* [SHORT TASK]:
Identify, in the records below, every line where the string "this" appears, and copy each such line.

* [SOURCE MATERIAL]:
** START **
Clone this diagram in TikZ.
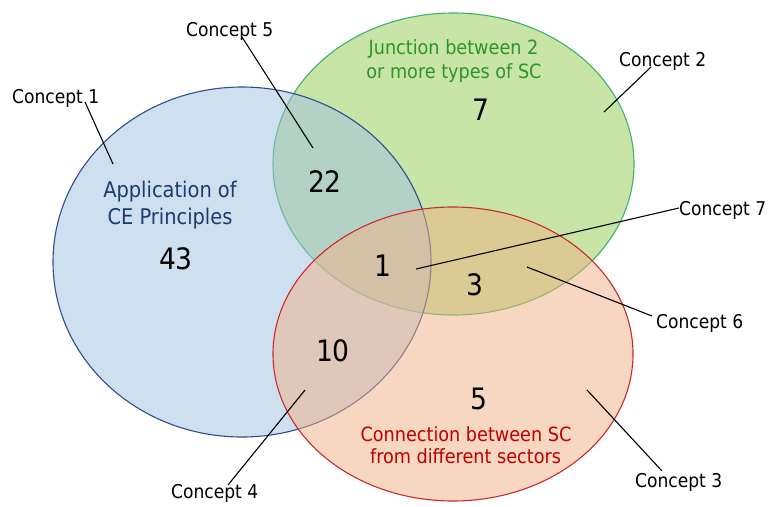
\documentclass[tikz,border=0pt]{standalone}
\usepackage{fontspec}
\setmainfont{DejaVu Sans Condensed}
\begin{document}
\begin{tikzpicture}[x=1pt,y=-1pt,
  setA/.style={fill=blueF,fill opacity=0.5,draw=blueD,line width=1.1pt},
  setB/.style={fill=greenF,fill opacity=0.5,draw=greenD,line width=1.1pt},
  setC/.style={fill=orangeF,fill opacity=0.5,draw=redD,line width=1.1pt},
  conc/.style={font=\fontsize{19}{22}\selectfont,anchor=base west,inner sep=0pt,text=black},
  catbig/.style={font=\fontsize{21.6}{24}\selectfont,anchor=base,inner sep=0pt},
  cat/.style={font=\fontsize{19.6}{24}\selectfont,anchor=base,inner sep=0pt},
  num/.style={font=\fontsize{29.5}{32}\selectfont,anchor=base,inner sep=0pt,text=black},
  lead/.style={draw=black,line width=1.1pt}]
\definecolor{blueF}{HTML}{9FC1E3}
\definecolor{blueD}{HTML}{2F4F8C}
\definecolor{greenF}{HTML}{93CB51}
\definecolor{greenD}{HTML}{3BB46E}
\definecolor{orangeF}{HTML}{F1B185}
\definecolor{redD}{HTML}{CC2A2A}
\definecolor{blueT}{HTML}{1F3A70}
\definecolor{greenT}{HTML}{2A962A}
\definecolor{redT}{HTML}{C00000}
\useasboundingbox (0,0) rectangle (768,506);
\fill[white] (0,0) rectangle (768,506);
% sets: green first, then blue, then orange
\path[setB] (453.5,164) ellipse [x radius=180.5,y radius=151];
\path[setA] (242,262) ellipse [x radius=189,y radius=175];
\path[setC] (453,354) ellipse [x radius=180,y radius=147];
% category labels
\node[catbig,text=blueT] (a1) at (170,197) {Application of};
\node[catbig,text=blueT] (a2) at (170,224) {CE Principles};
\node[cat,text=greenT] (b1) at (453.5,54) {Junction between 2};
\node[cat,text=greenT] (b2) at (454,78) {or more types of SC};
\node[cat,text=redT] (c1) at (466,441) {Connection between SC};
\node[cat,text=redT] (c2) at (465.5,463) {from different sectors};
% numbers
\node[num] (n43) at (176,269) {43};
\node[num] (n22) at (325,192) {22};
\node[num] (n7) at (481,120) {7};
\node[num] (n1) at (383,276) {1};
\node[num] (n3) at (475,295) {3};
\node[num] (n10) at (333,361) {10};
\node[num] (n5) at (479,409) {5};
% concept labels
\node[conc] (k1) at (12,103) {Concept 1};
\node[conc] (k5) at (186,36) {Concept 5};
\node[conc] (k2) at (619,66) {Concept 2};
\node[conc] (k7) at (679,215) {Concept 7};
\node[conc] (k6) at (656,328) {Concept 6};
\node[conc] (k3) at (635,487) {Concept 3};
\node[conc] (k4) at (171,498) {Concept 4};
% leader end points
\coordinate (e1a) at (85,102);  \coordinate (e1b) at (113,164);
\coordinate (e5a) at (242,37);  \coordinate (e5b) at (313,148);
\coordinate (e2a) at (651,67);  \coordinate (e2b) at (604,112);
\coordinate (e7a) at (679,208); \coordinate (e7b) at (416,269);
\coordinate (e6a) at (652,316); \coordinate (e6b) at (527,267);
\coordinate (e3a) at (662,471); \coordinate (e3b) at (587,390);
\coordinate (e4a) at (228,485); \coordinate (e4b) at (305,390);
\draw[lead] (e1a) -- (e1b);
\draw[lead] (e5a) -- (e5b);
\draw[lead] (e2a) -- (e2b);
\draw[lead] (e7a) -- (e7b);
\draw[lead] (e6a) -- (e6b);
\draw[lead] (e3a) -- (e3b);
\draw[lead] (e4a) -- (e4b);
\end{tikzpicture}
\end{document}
** END **
** START **
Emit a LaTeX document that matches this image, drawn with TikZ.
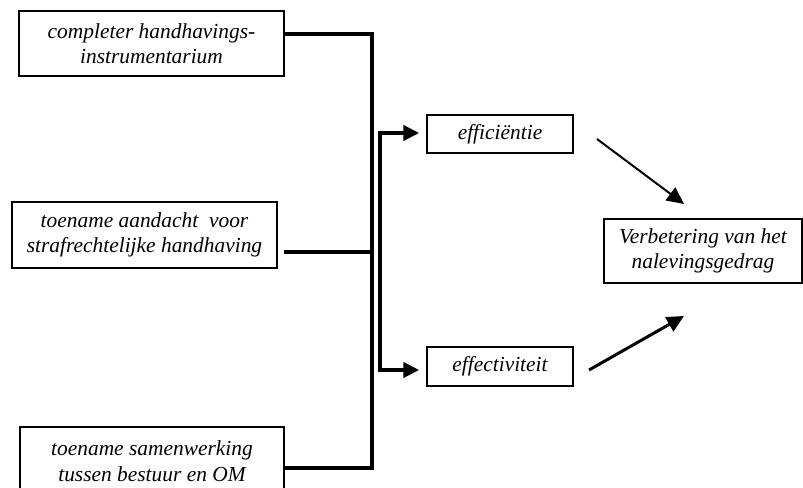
** END **
* [WRITTEN SOLUTION]:
Clone this diagram in TikZ.
Emit a LaTeX document that matches this image, drawn with TikZ.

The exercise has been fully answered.